--- START Supplied entries ---

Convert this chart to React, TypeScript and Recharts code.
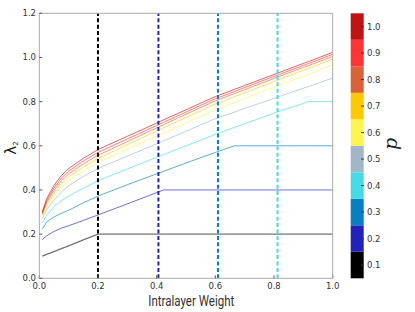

--- END Supplied entries ---
--- START Supplied entries ---

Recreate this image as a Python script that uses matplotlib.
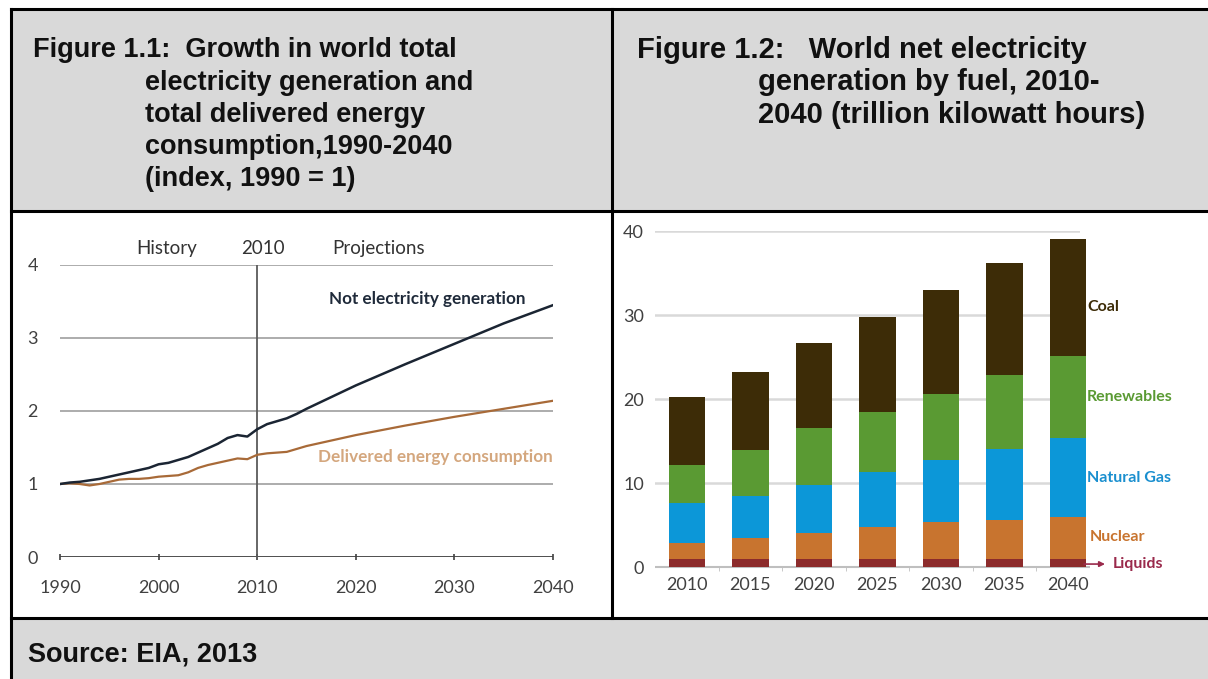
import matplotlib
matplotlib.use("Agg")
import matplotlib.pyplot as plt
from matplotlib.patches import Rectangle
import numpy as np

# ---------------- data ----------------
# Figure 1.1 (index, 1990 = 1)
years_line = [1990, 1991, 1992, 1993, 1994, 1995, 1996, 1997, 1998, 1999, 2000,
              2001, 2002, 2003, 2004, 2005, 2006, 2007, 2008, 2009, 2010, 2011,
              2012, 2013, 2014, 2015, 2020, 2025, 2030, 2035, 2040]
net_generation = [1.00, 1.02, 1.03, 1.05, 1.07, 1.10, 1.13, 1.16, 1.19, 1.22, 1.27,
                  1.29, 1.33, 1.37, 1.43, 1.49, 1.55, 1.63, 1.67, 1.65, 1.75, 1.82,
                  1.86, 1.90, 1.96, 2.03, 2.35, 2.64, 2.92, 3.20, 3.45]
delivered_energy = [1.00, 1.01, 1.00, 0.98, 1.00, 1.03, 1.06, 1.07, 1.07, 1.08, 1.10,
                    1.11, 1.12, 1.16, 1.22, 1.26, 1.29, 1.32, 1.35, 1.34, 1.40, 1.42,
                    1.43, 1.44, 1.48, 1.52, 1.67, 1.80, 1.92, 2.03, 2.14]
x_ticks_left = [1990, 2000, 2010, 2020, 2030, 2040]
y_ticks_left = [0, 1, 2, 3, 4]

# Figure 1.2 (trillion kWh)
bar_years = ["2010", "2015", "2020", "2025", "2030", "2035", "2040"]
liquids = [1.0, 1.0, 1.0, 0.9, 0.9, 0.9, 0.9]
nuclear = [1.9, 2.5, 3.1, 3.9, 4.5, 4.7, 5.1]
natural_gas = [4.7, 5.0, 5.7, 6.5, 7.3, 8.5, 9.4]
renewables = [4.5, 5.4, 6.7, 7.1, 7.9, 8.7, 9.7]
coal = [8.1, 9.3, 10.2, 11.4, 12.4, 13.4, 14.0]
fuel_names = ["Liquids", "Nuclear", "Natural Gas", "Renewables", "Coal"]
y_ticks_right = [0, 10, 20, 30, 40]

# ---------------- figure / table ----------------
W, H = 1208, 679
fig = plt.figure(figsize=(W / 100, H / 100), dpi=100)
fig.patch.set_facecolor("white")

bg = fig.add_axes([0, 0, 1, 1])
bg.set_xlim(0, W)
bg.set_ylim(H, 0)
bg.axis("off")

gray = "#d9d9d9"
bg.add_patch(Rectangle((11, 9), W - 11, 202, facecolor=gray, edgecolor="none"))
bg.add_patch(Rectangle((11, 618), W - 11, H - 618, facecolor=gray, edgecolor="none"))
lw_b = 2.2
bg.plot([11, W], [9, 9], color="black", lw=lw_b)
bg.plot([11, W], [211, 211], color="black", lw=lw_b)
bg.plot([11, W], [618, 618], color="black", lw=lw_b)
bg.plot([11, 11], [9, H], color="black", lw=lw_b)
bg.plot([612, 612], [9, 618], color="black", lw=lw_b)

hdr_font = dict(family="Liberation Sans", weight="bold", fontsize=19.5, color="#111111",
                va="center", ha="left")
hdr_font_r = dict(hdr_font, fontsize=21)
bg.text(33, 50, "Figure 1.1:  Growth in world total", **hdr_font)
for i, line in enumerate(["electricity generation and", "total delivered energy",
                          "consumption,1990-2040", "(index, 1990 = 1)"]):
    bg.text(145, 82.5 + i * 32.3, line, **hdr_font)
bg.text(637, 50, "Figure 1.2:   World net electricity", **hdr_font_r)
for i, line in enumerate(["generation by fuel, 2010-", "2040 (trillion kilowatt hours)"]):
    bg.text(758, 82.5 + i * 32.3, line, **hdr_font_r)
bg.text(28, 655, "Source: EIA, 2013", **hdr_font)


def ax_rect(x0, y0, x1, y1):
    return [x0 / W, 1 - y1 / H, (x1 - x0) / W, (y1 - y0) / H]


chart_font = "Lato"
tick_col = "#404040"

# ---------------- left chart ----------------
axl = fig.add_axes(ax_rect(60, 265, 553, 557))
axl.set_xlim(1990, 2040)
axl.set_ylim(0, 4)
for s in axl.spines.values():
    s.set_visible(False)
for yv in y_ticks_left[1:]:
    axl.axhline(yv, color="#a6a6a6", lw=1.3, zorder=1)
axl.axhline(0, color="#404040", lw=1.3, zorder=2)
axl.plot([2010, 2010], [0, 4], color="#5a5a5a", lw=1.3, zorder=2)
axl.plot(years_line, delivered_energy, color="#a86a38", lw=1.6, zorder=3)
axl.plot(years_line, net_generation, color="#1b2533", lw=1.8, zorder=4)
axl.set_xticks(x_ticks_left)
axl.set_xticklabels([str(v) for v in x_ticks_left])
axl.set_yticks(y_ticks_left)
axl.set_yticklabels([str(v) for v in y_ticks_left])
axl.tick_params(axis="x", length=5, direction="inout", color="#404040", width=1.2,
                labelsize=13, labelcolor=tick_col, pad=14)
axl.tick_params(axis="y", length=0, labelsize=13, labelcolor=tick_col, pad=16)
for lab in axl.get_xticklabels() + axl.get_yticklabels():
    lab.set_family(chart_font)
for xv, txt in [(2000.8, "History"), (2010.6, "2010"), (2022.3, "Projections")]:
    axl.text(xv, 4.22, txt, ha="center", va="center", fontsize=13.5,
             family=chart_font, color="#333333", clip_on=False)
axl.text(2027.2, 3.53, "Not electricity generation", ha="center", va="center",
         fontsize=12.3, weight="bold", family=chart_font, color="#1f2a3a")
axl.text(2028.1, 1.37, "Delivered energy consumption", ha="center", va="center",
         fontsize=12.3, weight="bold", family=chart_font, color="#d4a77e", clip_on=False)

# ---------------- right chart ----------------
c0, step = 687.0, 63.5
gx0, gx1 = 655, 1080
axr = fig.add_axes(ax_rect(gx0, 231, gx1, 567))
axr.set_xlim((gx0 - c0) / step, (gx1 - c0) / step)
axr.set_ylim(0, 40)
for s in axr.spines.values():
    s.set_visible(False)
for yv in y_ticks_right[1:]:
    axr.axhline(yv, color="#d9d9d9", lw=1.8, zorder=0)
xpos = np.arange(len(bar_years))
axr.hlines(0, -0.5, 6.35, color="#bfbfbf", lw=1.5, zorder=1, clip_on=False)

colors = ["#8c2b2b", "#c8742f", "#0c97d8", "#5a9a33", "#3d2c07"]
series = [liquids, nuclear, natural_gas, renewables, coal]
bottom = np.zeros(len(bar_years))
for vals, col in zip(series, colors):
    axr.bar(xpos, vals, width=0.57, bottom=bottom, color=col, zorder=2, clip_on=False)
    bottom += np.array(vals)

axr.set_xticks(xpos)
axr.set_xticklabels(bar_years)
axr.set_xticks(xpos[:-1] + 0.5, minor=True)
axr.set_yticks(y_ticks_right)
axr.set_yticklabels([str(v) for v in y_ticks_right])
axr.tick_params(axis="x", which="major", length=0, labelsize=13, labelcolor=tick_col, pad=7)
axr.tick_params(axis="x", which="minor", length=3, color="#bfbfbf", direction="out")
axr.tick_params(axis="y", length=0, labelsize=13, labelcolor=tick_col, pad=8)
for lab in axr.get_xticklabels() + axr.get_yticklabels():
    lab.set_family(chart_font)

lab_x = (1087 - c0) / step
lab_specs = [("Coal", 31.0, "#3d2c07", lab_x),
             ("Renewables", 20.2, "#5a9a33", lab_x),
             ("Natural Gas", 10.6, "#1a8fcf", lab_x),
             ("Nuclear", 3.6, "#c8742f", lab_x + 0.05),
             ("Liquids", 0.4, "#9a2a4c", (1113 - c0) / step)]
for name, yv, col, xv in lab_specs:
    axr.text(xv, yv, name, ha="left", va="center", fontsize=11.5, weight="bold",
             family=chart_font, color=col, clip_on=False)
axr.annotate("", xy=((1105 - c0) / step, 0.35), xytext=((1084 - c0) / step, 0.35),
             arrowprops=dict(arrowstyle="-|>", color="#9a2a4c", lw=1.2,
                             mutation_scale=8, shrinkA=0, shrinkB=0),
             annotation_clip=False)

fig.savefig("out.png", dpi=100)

--- END Supplied entries ---
--- START Supplied entries ---

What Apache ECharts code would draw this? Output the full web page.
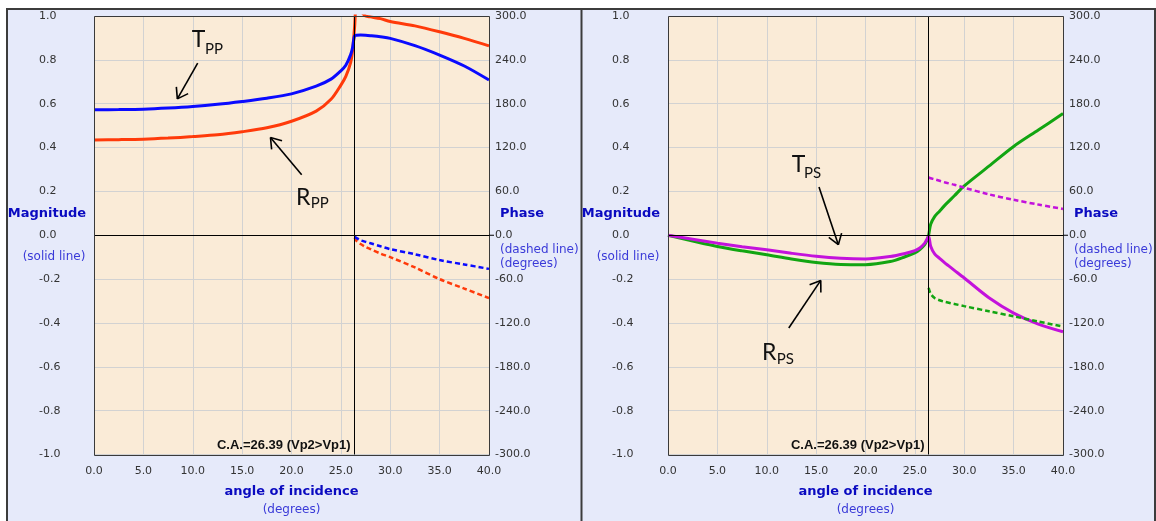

--- END Supplied entries ---

**To do:** Write out, exactly and with nothing added, everything from the line with "Recreate this image" down to the line with "y_ticks_left = [0, 1, 2, 3, 4]", both included. Drop any pictures.

**Response:**
Recreate this image as a Python script that uses matplotlib.
import matplotlib
matplotlib.use("Agg")
import matplotlib.pyplot as plt
from matplotlib.patches import Rectangle
import numpy as np

# ---------------- data ----------------
# Figure 1.1 (index, 1990 = 1)
years_line = [1990, 1991, 1992, 1993, 1994, 1995, 1996, 1997, 1998, 1999, 2000,
              2001, 2002, 2003, 2004, 2005, 2006, 2007, 2008, 2009, 2010, 2011,
              2012, 2013, 2014, 2015, 2020, 2025, 2030, 2035, 2040]
net_generation = [1.00, 1.02, 1.03, 1.05, 1.07, 1.10, 1.13, 1.16, 1.19, 1.22, 1.27,
                  1.29, 1.33, 1.37, 1.43, 1.49, 1.55, 1.63, 1.67, 1.65, 1.75, 1.82,
                  1.86, 1.90, 1.96, 2.03, 2.35, 2.64, 2.92, 3.20, 3.45]
delivered_energy = [1.00, 1.01, 1.00, 0.98, 1.00, 1.03, 1.06, 1.07, 1.07, 1.08, 1.10,
                    1.11, 1.12, 1.16, 1.22, 1.26, 1.29, 1.32, 1.35, 1.34, 1.40, 1.42,
                    1.43, 1.44, 1.48, 1.52, 1.67, 1.80, 1.92, 2.03, 2.14]
x_ticks_left = [1990, 2000, 2010, 2020, 2030, 2040]
y_ticks_left = [0, 1, 2, 3, 4]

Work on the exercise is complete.